House, CUC mull re-hiring guest workers
House Vice Speaker Joseph Deleon Guerrero has been talking with Commonwealth Utilities Corp.’s executive director Antonio Muña on the need for CUC to rehire guest workers due to severe manpower shortage and engine problems occurring almost daily at the Power Plant 1 in Lower Base.
Deleon Guerrero said the law that caused CUC not renew the contracts of long-time nonresident workers had reduced the number of mechanics, assistants, and technicians at Power Plant 1 alone from 42 down to 24 or 26.
He noted that the Power Plant situation worsened as the manpower shortage was compounded by power engine problems.
“Their current staff [at Power Plant 1] are basically getting burned out,” Deleon Guerrero told Saipan Tribune. “When you lack manpower, you make people go on overtime and that’s a cost itself.”
The vice speaker has been discussing the manpower issue with Muña to see if CUC could justify to the Legislature how to accommodate the manpower shortfall.
“They still have people, but do they have enough people, especially now when almost everyday there is an engine going down?” he asked.

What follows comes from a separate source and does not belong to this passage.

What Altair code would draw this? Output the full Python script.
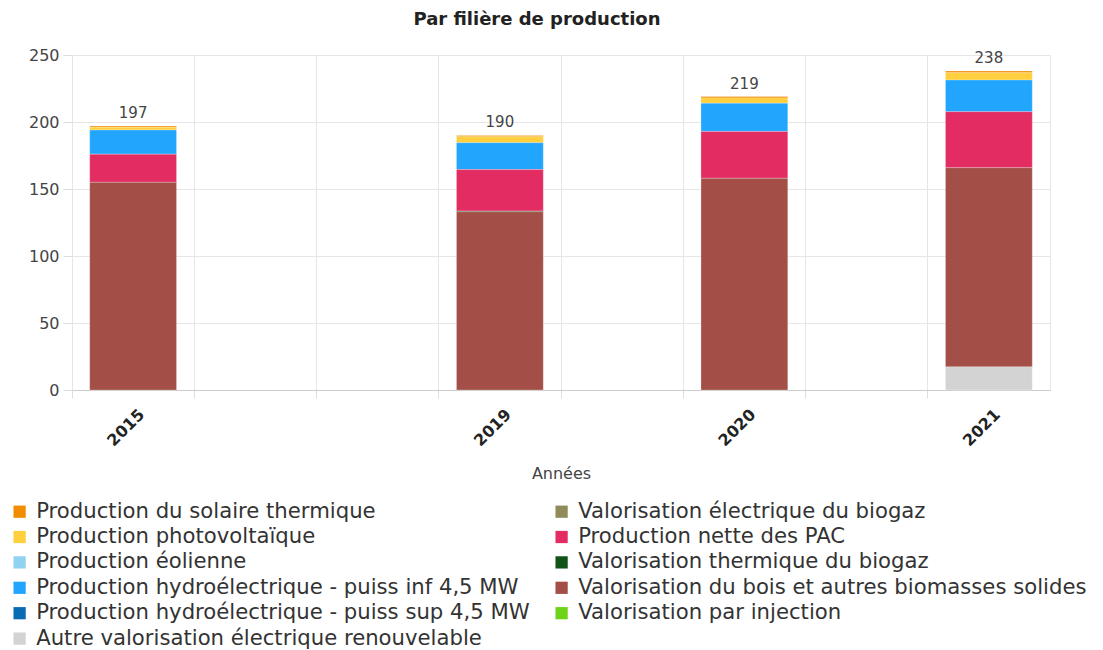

Because of a sunset provision in the law, the contracts of CUC’s nonresident employees were not renewed and some of them, like engineers, have contracts that will be expiring in September this year.
Deleon Guerrero said there is a need to revisit the law—at least in the interim until power engines at Power Plant 1 are rehabilitated and power producer Aggreko International comes in.
“We’re looking at possibly allowing CUC to hire [guest workers] again if it can demonstrate that they have tried to hire from the resident workforce. But if there is not enough qualified people, then I guess they can justify that,” he said.
Deleon Guerrero said he has asked Muña to justify the number of guest workers needed—at least to be able to man the engines at Power Plant 1.
In the case of non-engineers such as technicians, they could be trained but it would take two to three years to get them certified.
“At least for the meantime, in the next year or two, we need to revisit the issue and extend the sunset provision,” Deleon Guerrero said.
In September 2007, more than 20 nonresident workers plus six engineers stopped working at CUC after the sunset provision came into effect. Since that time, no law has been passed allowing CUC to keep employing alien workers.
Then CUC spokesperson Pamela Mathis told Saipan Tribune that they have been asking the Legislature to extend the legal deadline.
The Northern Marianas College does not have an engineering program nor a diesel engine maintenance program.
“With those limitations in the CNMI, plus the expectations for reliable power, it put us in a really tough position,” Mathis had said.
In 2005, then governor Juan N. Babauta signed bills into law extending the employment of over a hundred nonresident workers in some government offices, including at CUC, for one to five years. That measure allowed CUC to keep its nonresident engineers and power plant mechanics until Sept. 30, 2007.